(What the task requires):
Write out the listing, please, but only from its first line through the line containing "lw=4, label='CO diffuse')", exactly as given and without pictures.

※ ※ ※

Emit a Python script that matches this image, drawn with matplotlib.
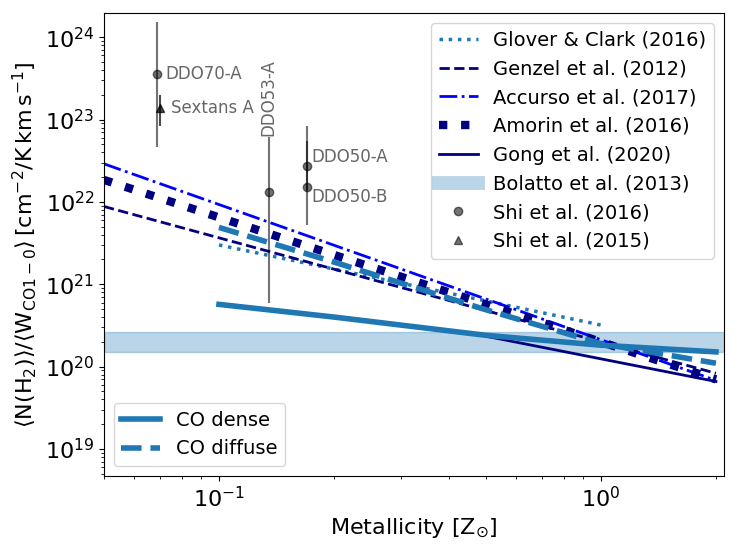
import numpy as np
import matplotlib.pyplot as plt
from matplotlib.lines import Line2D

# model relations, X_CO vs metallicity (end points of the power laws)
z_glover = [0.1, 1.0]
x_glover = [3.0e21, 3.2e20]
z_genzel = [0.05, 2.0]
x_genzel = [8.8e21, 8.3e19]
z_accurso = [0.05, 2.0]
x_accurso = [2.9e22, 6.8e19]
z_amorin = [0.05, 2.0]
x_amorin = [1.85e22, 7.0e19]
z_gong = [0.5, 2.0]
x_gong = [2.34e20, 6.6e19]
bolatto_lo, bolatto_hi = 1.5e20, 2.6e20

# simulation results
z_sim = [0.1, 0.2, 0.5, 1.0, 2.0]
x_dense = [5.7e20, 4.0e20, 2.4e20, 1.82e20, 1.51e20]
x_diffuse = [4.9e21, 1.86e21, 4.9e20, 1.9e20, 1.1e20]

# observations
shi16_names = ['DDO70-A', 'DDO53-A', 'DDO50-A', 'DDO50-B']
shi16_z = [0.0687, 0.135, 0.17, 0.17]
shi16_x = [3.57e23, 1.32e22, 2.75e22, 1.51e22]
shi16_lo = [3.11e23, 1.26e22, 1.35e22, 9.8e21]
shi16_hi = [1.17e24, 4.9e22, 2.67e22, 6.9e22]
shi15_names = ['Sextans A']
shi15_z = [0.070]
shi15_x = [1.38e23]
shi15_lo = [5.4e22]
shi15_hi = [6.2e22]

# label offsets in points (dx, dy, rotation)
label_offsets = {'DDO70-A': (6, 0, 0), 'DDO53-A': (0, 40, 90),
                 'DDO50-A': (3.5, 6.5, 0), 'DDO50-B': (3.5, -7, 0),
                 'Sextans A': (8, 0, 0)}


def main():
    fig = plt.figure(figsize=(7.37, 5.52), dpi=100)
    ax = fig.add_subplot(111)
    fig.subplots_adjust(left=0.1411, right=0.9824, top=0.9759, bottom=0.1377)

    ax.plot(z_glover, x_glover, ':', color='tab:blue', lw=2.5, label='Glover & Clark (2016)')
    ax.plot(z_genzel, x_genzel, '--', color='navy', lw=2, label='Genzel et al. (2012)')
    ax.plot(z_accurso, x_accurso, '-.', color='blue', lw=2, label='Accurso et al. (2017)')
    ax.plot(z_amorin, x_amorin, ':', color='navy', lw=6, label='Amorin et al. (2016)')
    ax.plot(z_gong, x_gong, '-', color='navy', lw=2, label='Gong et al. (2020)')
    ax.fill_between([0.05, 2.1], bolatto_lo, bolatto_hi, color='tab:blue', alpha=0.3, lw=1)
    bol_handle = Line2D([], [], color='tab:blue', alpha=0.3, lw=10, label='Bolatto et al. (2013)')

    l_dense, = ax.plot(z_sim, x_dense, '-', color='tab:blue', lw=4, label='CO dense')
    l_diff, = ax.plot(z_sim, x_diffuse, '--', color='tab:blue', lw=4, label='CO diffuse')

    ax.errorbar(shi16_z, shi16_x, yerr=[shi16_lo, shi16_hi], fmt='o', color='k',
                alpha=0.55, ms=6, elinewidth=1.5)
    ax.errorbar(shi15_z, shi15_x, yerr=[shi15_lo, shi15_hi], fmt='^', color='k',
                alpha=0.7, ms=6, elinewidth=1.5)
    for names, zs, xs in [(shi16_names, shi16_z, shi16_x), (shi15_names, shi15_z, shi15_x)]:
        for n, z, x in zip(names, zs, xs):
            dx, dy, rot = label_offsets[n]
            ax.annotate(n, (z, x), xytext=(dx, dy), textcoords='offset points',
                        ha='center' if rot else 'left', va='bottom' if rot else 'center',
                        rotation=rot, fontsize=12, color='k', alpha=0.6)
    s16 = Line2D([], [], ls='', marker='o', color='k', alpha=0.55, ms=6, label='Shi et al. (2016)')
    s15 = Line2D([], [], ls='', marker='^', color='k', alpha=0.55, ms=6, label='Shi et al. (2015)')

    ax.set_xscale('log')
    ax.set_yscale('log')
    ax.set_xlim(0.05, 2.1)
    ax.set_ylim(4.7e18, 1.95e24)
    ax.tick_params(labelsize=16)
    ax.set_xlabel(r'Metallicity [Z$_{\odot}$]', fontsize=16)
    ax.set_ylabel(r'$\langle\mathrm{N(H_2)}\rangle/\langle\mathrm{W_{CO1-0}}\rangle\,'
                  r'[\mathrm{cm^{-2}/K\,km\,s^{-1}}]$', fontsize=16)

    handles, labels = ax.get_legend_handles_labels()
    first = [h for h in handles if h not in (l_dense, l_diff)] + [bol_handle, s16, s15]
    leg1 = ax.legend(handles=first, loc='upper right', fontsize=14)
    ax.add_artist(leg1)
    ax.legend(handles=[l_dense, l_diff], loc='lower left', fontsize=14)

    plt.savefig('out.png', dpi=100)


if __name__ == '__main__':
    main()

※ ※ ※

(Response to the task):
Emit a Python script that matches this image, drawn with matplotlib.
import numpy as np
import matplotlib.pyplot as plt
from matplotlib.lines import Line2D

# model relations, X_CO vs metallicity (end points of the power laws)
z_glover = [0.1, 1.0]
x_glover = [3.0e21, 3.2e20]
z_genzel = [0.05, 2.0]
x_genzel = [8.8e21, 8.3e19]
z_accurso = [0.05, 2.0]
x_accurso = [2.9e22, 6.8e19]
z_amorin = [0.05, 2.0]
x_amorin = [1.85e22, 7.0e19]
z_gong = [0.5, 2.0]
x_gong = [2.34e20, 6.6e19]
bolatto_lo, bolatto_hi = 1.5e20, 2.6e20

# simulation results
z_sim = [0.1, 0.2, 0.5, 1.0, 2.0]
x_dense = [5.7e20, 4.0e20, 2.4e20, 1.82e20, 1.51e20]
x_diffuse = [4.9e21, 1.86e21, 4.9e20, 1.9e20, 1.1e20]

# observations
shi16_names = ['DDO70-A', 'DDO53-A', 'DDO50-A', 'DDO50-B']
shi16_z = [0.0687, 0.135, 0.17, 0.17]
shi16_x = [3.57e23, 1.32e22, 2.75e22, 1.51e22]
shi16_lo = [3.11e23, 1.26e22, 1.35e22, 9.8e21]
shi16_hi = [1.17e24, 4.9e22, 2.67e22, 6.9e22]
shi15_names = ['Sextans A']
shi15_z = [0.070]
shi15_x = [1.38e23]
shi15_lo = [5.4e22]
shi15_hi = [6.2e22]

# label offsets in points (dx, dy, rotation)
label_offsets = {'DDO70-A': (6, 0, 0), 'DDO53-A': (0, 40, 90),
                 'DDO50-A': (3.5, 6.5, 0), 'DDO50-B': (3.5, -7, 0),
                 'Sextans A': (8, 0, 0)}


def main():
    fig = plt.figure(figsize=(7.37, 5.52), dpi=100)
    ax = fig.add_subplot(111)
    fig.subplots_adjust(left=0.1411, right=0.9824, top=0.9759, bottom=0.1377)

    ax.plot(z_glover, x_glover, ':', color='tab:blue', lw=2.5, label='Glover & Clark (2016)')
    ax.plot(z_genzel, x_genzel, '--', color='navy', lw=2, label='Genzel et al. (2012)')
    ax.plot(z_accurso, x_accurso, '-.', color='blue', lw=2, label='Accurso et al. (2017)')
    ax.plot(z_amorin, x_amorin, ':', color='navy', lw=6, label='Amorin et al. (2016)')
    ax.plot(z_gong, x_gong, '-', color='navy', lw=2, label='Gong et al. (2020)')
    ax.fill_between([0.05, 2.1], bolatto_lo, bolatto_hi, color='tab:blue', alpha=0.3, lw=1)
    bol_handle = Line2D([], [], color='tab:blue', alpha=0.3, lw=10, label='Bolatto et al. (2013)')

    l_dense, = ax.plot(z_sim, x_dense, '-', color='tab:blue', lw=4, label='CO dense')
    l_diff, = ax.plot(z_sim, x_diffuse, '--', color='tab:blue', lw=4, label='CO diffuse')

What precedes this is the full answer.